Adolescence   Recently updated !


Adolescence the Netflix Series is very much in the media and questions have even been asked in Parliament about the issues it raises.  It is a gritty and thought provoking series about young people, social media, bullying and the tragedy of peer violence which culminates in the murder of a school girl.  Sadly, many  young people are subject to bullying and also peer sexual violence.  In fact the statistics according to the National Police Chiefs Council report, which looked at data from all 42 police forces in England and Wales released in January 2024: 106,984 child sexual abuse offences were reported in 2022, 52% involved reports of children (aged 10 to 17) offending against other children with 14 being the most common age. So peer abuse is increasing and perhaps that has a lot to do with social media. 27% were offences relating to indecent images of children.

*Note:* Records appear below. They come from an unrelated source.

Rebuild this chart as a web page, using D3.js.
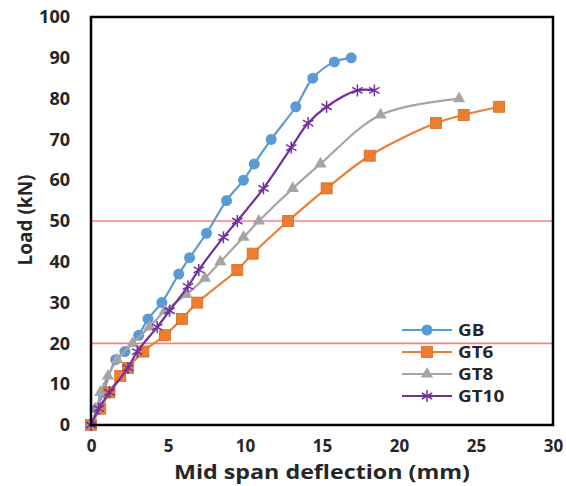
<!DOCTYPE html>
<html>
<head>
<meta charset="utf-8">
<script src="https://cdn.jsdelivr.net/npm/d3@7"></script>
<style>
  body { margin: 0; background: #fff; }
  text { font-family: "Open Sans", "DejaVu Sans", sans-serif; font-weight: bold; fill: #262626; }
</style>
</head>
<body>
<div id="chart-container"></div>
<script>
// series values: [deflection mm, load kN]
const gbData = [[0,0],[0.4,4],[0.8,8],[1.6,16],[2.2,18],[3.1,22],[3.7,26],[4.6,30],[5.7,37],[6.4,41],[7.5,47],[8.8,55],[9.9,60],[10.6,64],[11.7,70],[13.3,78],[14.4,85],[15.8,89],[16.9,90]];
const gt6Data = [[0,0],[0.6,4],[1.2,8],[1.9,12],[2.4,14],[3.4,18],[4.8,22],[5.9,26],[6.9,30],[9.5,38],[10.5,42],[12.8,50],[15.3,58],[18.1,66],[22.4,74],[24.2,76],[26.5,78]];
const gt8Data = [[0,0],[0.4,4],[0.6,8],[1.1,12],[1.7,16],[2.7,20],[3.8,24],[4.8,28],[6.2,32],[7.4,36],[8.4,40],[9.9,46],[10.9,50],[13.1,58],[14.9,64],[18.8,76],[23.9,80]];
const gt10Data = [[0,0],[0.5,4],[1.2,8],[2.4,14],[3.0,18],[4.3,24],[5.1,28],[6.3,34],[7.0,38],[8.6,46],[9.5,50],[11.2,58],[13.0,68],[14.1,74],[15.3,78],[17.3,82],[18.4,82]];
const seriesNames = ["GB", "GT6", "GT8", "GT10"];
const xTicks = [0, 5, 10, 15, 20, 25, 30];
const yTicks = [0, 10, 20, 30, 40, 50, 60, 70, 80, 90, 100];
const refLoads = [20, 50];

const colors = { GB: "#5b9bd5", GT6: "#ed7d31", GT8: "#a5a5a5", GT10: "#7030a0" };
const seriesData = { GB: gbData, GT6: gt6Data, GT8: gt8Data, GT10: gt10Data };

const W = 566, H = 486;
const margin = { top: 17, right: 13, bottom: 61, left: 91 };
const width = W - margin.left - margin.right;
const height = H - margin.top - margin.bottom;

const svg = d3.select("#chart-container")
    .append("svg")
    .attr("width", W)
    .attr("height", H);

const g = svg.append("g")
    .attr("transform", `translate(${margin.left},${margin.top})`);

const x = d3.scaleLinear().domain([0, 30]).range([0, width]);
const y = d3.scaleLinear().domain([0, 100]).range([height, 0]);

// reference lines
g.selectAll(".ref")
    .data(refLoads)
    .enter().append("line")
    .attr("x1", 0).attr("x2", width)
    .attr("y1", d => y(d)).attr("y2", d => y(d))
    .attr("stroke", "#ff8080")
    .attr("stroke-width", 1.6);

// axes (labels only)
const xAxis = g.append("g")
    .attr("transform", `translate(0,${height})`)
    .call(d3.axisBottom(x).tickValues(xTicks).tickSize(0).tickPadding(15));
xAxis.select(".domain").remove();
xAxis.selectAll("text").style("font-size", "17px").attr("fill", "#262626");

const yAxis = g.append("g")
    .call(d3.axisLeft(y).tickValues(yTicks).tickSize(0).tickPadding(21));
yAxis.select(".domain").remove();
yAxis.selectAll("text").style("font-size", "18px").attr("fill", "#262626");

// series
const line = d3.line()
    .x(d => x(d[0]))
    .y(d => y(d[1]))
    .curve(d3.curveCatmullRom.alpha(0.5));

function drawMarker(sel, name, size) {
    const c = colors[name];
    if (name === "GB") {
        sel.append("circle").attr("r", size * 0.55).attr("fill", c);
    } else if (name === "GT6") {
        const s = size * 1.1;
        sel.append("rect").attr("x", -s / 2).attr("y", -s / 2).attr("width", s).attr("height", s)
            .attr("fill", c).attr("stroke", "#d86a20").attr("stroke-width", 0.8);
    } else if (name === "GT8") {
        sel.append("path").attr("d", d3.symbol(d3.symbolTriangle, size * size * 0.65)()).attr("fill", c);
    } else {
        const r = size * 0.6;
        [0, 60, 120].forEach(a => {
            sel.append("line")
                .attr("x1", 0).attr("y1", -r).attr("x2", 0).attr("y2", r)
                .attr("transform", `rotate(${a})`)
                .attr("stroke", c).attr("stroke-width", 1.5);
        });
    }
}

seriesNames.forEach(name => {
    const data = seriesData[name];
    g.append("path")
        .datum(data)
        .attr("fill", "none")
        .attr("stroke", colors[name])
        .attr("stroke-width", 2.2)
        .attr("d", line);

    g.selectAll(".pt-" + name)
        .data(data)
        .enter().append("g")
        .attr("class", "pt-" + name)
        .attr("transform", d => `translate(${x(d[0])},${y(d[1])})`)
        .each(function () { drawMarker(d3.select(this), name, 10); });
});

// frame
g.append("rect")
    .attr("width", width).attr("height", height)
    .attr("fill", "none")
    .attr("stroke", "#000")
    .attr("stroke-width", 2.5);

// axis titles
svg.append("text")
    .attr("text-anchor", "middle")
    .attr("x", 322)
    .attr("y", 479)
    .attr("textLength", 296)
    .attr("lengthAdjust", "spacingAndGlyphs")
    .style("font-size", "20px")
    .text("Mid span deflection (mm)");

svg.append("text")
    .attr("text-anchor", "middle")
    .attr("transform", "rotate(-90)")
    .attr("x", -220)
    .attr("y", 32)
    .style("font-size", "19px")
    .text("Load (kN)");

// legend
const legend = svg.append("g").attr("transform", "translate(402,330)");
seriesNames.forEach((name, i) => {
    const row = legend.append("g").attr("transform", `translate(0,${i * 22})`);
    row.append("line")
        .attr("x1", 0).attr("x2", 50)
        .attr("stroke", colors[name]).attr("stroke-width", 2.2);
    const m = row.append("g").attr("transform", "translate(25,0)");
    drawMarker(m, name, 10);
    const t = row.append("text")
        .attr("x", 56).attr("y", 0)
        .attr("dy", "0.36em")
        .style("font-size", "16px")
        .text(name);
    // widen a little, like the reference's stretched lettering
    const len = t.node().getComputedTextLength();
    t.attr("textLength", len * 1.18).attr("lengthAdjust", "spacingAndGlyphs");
});
</script>
</body>
</html>
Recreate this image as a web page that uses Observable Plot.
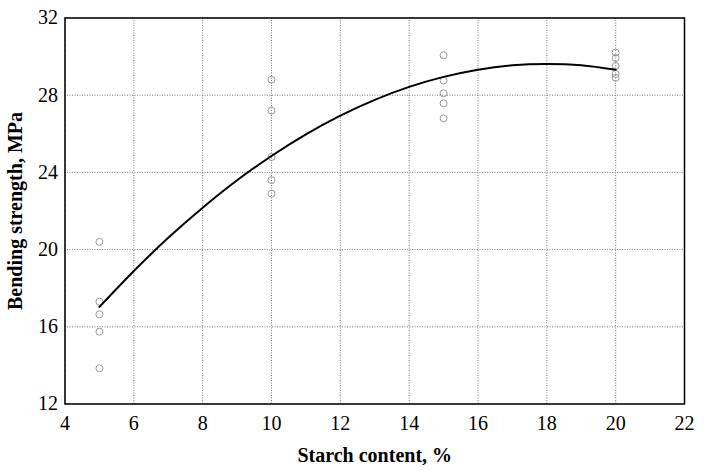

If you have been subject to peer abuse – in some ways it can be harder to lay the blame with the Abuser.  This is because the power dynamic with peer abuse can be very complex as it could be easier to see the power dynamics  with an adult abusing a child than a child abusing another child. This struggle to see the power play can lead victims to feel they are complicit with peer abuse.  This is important as the context in which the trauma happens makes a big difference to people’s recovery.  With peer abuse because it is a child or young person as the abuser; it  can confuse victims into thinking that they are somehow responsible for the abuse or should be more understanding as a child or young person is the abuser. However, we can draw a parallel with bullying. Bullying is a common occurrence in children and most people acknowledge this. There are peer and power dynamics in bullying and this is the same with peer sexual abuse.  We can understand there might be reasons for bullying/abuse that might be in a child’s life; but this does not excuse it or diminish its impact on the victim. We may need to reassure ourselves with support that we are not complicit in any way towards the abuse – and that any shame  we may be carrying does not belong to us.